SANTA MARIA DEL GIGLIO, or ‘Santa Maria Zobenigo’ as it is commonly named in Venice, is a baroque church with a magnificent façade. It was built between 1678 and 1681. The edifice was constructed by Giuseppe Sardi for Admiral Antonio Barbaro, who died in 1679. Amongst his many achievements he was Provveditore Generale (Governor General) of Venetian Dalmatia and Venetian Albania in 1670-71.
During my many visits to Venice, most of which were made annually with my parents during the 1960s, I have passed the church and noted an interesting feature of its façade. The base of this is decorated with six carved stone bas-relief maps. These have always fascinated me, but it was only after our recent trip to Venice in September 2022 that I finally got around to investigating them.
The maps are of Spalato (Split in Croatia); Corfu; Roma (Rome); Padoa (Padua); Candia (Haraklion in Crete); and Zara (Zadar in Croatia). Except for Rome, these are all places that were once governed by Venice. The maps depict places where Antonio Barbaro served in one capacity or another.
Wnen James (later Jan) Morris wrote “Venice” (published 1960), which is I believe the best book written about Venice, he/she noted of the façade of Santa Maria Zobenigo that:
“… it is notorious because not one item of its convoluted design has any religious significance whatsoever.”

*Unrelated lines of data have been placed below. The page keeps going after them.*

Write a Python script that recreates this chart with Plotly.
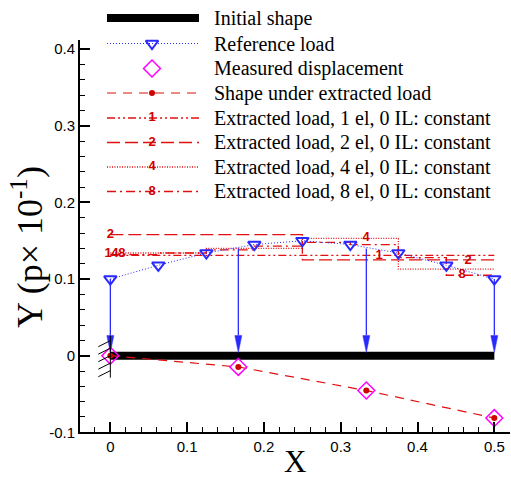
import plotly.graph_objects as go

W, H = 511, 478

# ---------------- data ----------------
x_ref = [0.0, 0.0625, 0.125, 0.1875, 0.25, 0.3125, 0.375, 0.4375, 0.5]
p_ref = [0.100, 0.118, 0.134, 0.145, 0.150, 0.145, 0.134, 0.118, 0.100]

x_nodes = [0.0, 1 / 6, 1 / 3, 0.5]
arrow_top = [0.100, 0.140, 0.140, 0.100]
disp_measured = [0.0, -0.0147, -0.0455, -0.0814]
disp_extracted = [0.0, -0.0147, -0.0455, -0.0814]

beam_x = [0.0, 0.5]
beam_y = [0.0, 0.0]

load_1el = [0.131]
load_2el = [0.158, 0.125]
load_4el = [0.134, 0.140, 0.153, 0.113]
load_8el = [0.132, 0.134, 0.138, 0.143, 0.148, 0.145, 0.128, 0.105]

# curve labels (text, x, y)
label_text = ["2", "1", "4", "8", "1", "2", "4", "8"]
label_x = [0.0, -0.003, 0.006, 0.015, 0.35, 0.466, 0.333, 0.458]
label_y = [0.158, 0.1335, 0.1335, 0.1335, 0.131, 0.124, 0.1535, 0.105]

legend_names = [
    "Initial shape",
    "Reference load",
    "Measured displacement",
    "Shape under extracted load",
    "Extracted load, 1 el, 0 IL: constant",
    "Extracted load, 2 el, 0 IL: constant",
    "Extracted load, 4 el, 0 IL: constant",
    "Extracted load, 8 el, 0 IL: constant",
]

x_ticks = [0, 0.1, 0.2, 0.3, 0.4, 0.5]
x_tick_labels = ["0", "0.1", "0.2", "0.3", "0.4", "0.5"]
y_ticks = [-0.1, 0, 0.1, 0.2, 0.3, 0.4]
y_tick_labels = ["-0.1", "0", "0.1", "0.2", "0.3", "0.4"]

# ---------------- layout geometry ----------------
X_RANGE = [-0.0395, 0.5204]
Y_RANGE = [-0.1, 0.412]
PX_L, PX_R = 80, 510
PX_T, PX_B = 40, 432.3
XPU = (PX_R - PX_L) / (X_RANGE[1] - X_RANGE[0])   # px per x unit
YPU = (PX_B - PX_T) / (Y_RANGE[1] - Y_RANGE[0])   # px per y unit

RED = "#e01010"
BLUE = "#2a2aff"
MAG = "#ff00ff"
LBL_RED = "#d00000"

DASH_SHAPE = "9px,7px"
DASH_1 = "8px,3px,2px,3px,2px,3px"
DASH_2 = "13px,5px"
DASH_4 = "1px,1.5px"
DASH_8 = "9px,4px,2px,4px"

fig = go.Figure()


def step_xy(vals):
    n = len(vals)
    xs = [0.5 * i / n for i in range(n + 1)]
    ys = list(vals) + [vals[-1]]
    return xs, ys


# initial shape (beam)
fig.add_trace(go.Scatter(x=beam_x, y=beam_y, mode="lines",
                         line=dict(color="black", width=8), hoverinfo="skip"))

# step loads
for vals, dash in [(load_1el, DASH_1), (load_2el, DASH_2), (load_4el, DASH_4), (load_8el, DASH_8)]:
    xs, ys = step_xy(vals)
    fig.add_trace(go.Scatter(x=xs, y=ys, mode="lines", line_shape="hv",
                             line=dict(color=RED, width=1.3, dash=dash), hoverinfo="skip"))

# reference load
fig.add_trace(go.Scatter(x=x_ref, y=p_ref, mode="lines+markers",
                         line=dict(color=BLUE, width=1, dash="1px,2px"),
                         marker=dict(symbol="triangle-down-open", size=11,
                                     color=BLUE, line=dict(width=2, color=BLUE))))

# arrows (shafts + heads)
tip_y = 0.004
head_len = 17 / YPU
head_half = 3.5 / XPU
for xn, yt in zip(x_nodes, arrow_top):
    fig.add_trace(go.Scatter(x=[xn, xn], y=[yt, tip_y + head_len], mode="lines",
                             line=dict(color=BLUE, width=1.3), hoverinfo="skip"))
    fig.add_shape(type="path", xref="x", yref="y",
                  path=f"M {xn - head_half},{tip_y + head_len} L {xn + head_half},{tip_y + head_len} L {xn},{tip_y} Z",
                  fillcolor=BLUE, line=dict(color=BLUE, width=0.5))

# clamp at x = 0
fig.add_shape(type="line", xref="x", yref="y", x0=0, x1=0, y0=20 / YPU, y1=-22 / YPU,
              line=dict(color="black", width=1))
for k in range(5):
    yr = (15 - 7.5 * k) / YPU
    fig.add_shape(type="line", xref="x", yref="y", x0=0, y0=yr,
                  x1=-12 / XPU, y1=yr - 6 / YPU, line=dict(color="black", width=1))

# shape under extracted load
fig.add_trace(go.Scatter(x=x_nodes, y=disp_extracted, mode="lines+markers",
                         line=dict(color=RED, width=1.2, dash=DASH_SHAPE),
                         marker=dict(symbol="circle", size=6, color=LBL_RED)))
# measured displacement
fig.add_trace(go.Scatter(x=x_nodes, y=disp_measured, mode="markers",
                         marker=dict(symbol="diamond-open", size=13, color=MAG,
                                     line=dict(width=1.5, color=MAG))))

# curve labels
fig.add_trace(go.Scatter(x=label_x, y=label_y, mode="text",
                         text=[f"<b>{t}</b>" for t in label_text],
                         textfont=dict(family="Liberation Sans", size=13, color=LBL_RED),
                         textposition="middle center", hoverinfo="skip"))

# ---------------- custom legend (pixel axes) ----------------
rows = [18, 43.5, 68.5, 93, 118, 142.5, 167, 191.5]
LX0, LX1, LXM = 107, 199, 152
leg_styles = [
    dict(line=dict(color="black", width=8), mode="lines"),
    dict(line=dict(color=BLUE, width=1, dash="1px,2px"), mode="lines"),
    None,
    dict(line=dict(color=RED, width=1.2, dash=DASH_SHAPE), mode="lines"),
    dict(line=dict(color=RED, width=1.3, dash=DASH_1), mode="lines"),
    dict(line=dict(color=RED, width=1.3, dash=DASH_2), mode="lines"),
    dict(line=dict(color=RED, width=1.3, dash=DASH_4), mode="lines"),
    dict(line=dict(color=RED, width=1.3, dash=DASH_8), mode="lines"),
]
for ry, st in zip(rows, leg_styles):
    if st is not None:
        fig.add_trace(go.Scatter(x=[LX0, LX1], y=[ry, ry], xaxis="x2", yaxis="y2",
                                 hoverinfo="skip", **st))
fig.add_trace(go.Scatter(x=[LXM], y=[rows[1]], xaxis="x2", yaxis="y2", mode="markers",
                         marker=dict(symbol="triangle-down-open", size=11, color=BLUE,
                                     line=dict(width=2, color=BLUE))))
fig.add_trace(go.Scatter(x=[LXM], y=[rows[2]], xaxis="x2", yaxis="y2", mode="markers",
                         marker=dict(symbol="diamond-open", size=13, color=MAG,
                                     line=dict(width=1.5, color=MAG))))
fig.add_trace(go.Scatter(x=[LXM], y=[rows[3]], xaxis="x2", yaxis="y2", mode="markers",
                         marker=dict(symbol="circle", size=6, color=LBL_RED)))
fig.add_trace(go.Scatter(x=[LXM] * 4, y=rows[4:], xaxis="x2", yaxis="y2", mode="text",
                         text=["<b>1</b>", "<b>2</b>", "<b>4</b>", "<b>8</b>"],
                         textfont=dict(family="Liberation Sans", size=13, color=LBL_RED),
                         textposition="middle center", hoverinfo="skip"))

annotations = []
for ry, name in zip(rows, legend_names):
    annotations.append(dict(x=212 / W, y=1 - ry / H, xref="paper", yref="paper",
                            text=name, showarrow=False, xanchor="left", yanchor="middle",
                            font=dict(family="Liberation Serif", size=20, color="black")))
# axis titles
annotations.append(dict(x=295 / W, y=1 - 461 / H, xref="paper", yref="paper", text="X",
                        showarrow=False, xanchor="center", yanchor="middle",
                        font=dict(family="Liberation Serif", size=31, color="black")))
annotations.append(dict(x=27 / W, y=1 - 247 / H, xref="paper", yref="paper",
                        text="Y (p× 10<sup>-1</sup>)", textangle=-90,
                        showarrow=False, xanchor="center", yanchor="middle",
                        font=dict(family="Liberation Serif", size=36, color="black")))

axis_common = dict(showgrid=False, zeroline=False, showline=True, linecolor="black",
                   linewidth=2, ticks="inside", ticklen=10, tickwidth=2, tickcolor="black",
                   tickfont=dict(family="Liberation Sans", size=15, color="black"),
                   fixedrange=True, automargin=False)

fig.update_layout(
    width=W, height=H, autosize=False,
    margin=dict(l=0, r=0, t=0, b=0, pad=0, autoexpand=False),
    paper_bgcolor="white", plot_bgcolor="rgba(0,0,0,0)",
    showlegend=False,
    xaxis=dict(domain=[PX_L / W, PX_R / W], range=X_RANGE, tickvals=x_ticks,
               ticktext=x_tick_labels,
               minor=dict(dtick=0.02, tick0=0, ticks="inside", ticklen=5, tickwidth=1,
                          tickcolor="black"),
               anchor="y", **axis_common),
    yaxis=dict(domain=[1 - PX_B / H, 1 - PX_T / H], range=Y_RANGE, tickvals=y_ticks,
               ticktext=y_tick_labels,
               minor=dict(dtick=0.02, tick0=0, ticks="inside", ticklen=5, tickwidth=1,
                          tickcolor="black"),
               anchor="x", **axis_common),
    xaxis2=dict(domain=[0, 1], range=[0, W], visible=False, anchor="y2", fixedrange=True,
                automargin=False),
    yaxis2=dict(domain=[0, 1], range=[H, 0], visible=False, anchor="x2", fixedrange=True,
                automargin=False),
    annotations=annotations,
)

fig.write_html("out.html")
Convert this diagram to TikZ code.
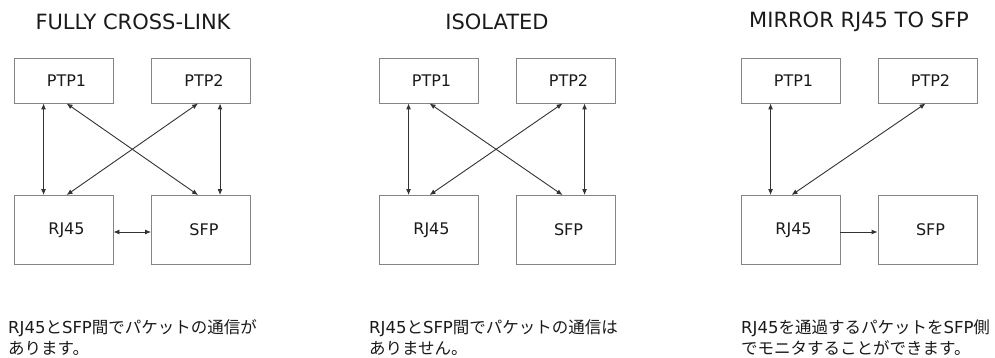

Morris also pointed out something I have never noticed on that façade. Namely, that it bears a crest with a double-headed eagle, the crest of the Barbaro family. As this symbol interests me, I checked it out. The Barbaro family might have used it because of their connection to the Vlasto family, who were prominent in Rome by the end of 2nd century AD (see; www.christopherlong.co.uk/per/vlasto.byzantium.html). By the end of the 11th century, the Vlasto family was members of important families including the Barbaro’s. The Vlasto family crest includes the double-headed eagle, which amongst other things, was a Byzantine symbol. Interestingly, the Vlasto’s had already begun using it in the early 1st century AD, while the Byzantines only began using it in the 12th – 13th centuries. Maybe I never noticed the double-headed eagle because whenever I have passed the church, my eyes have been drawn to the maps on its fine façade. They fascinated me so much that I never bothered to look upwards.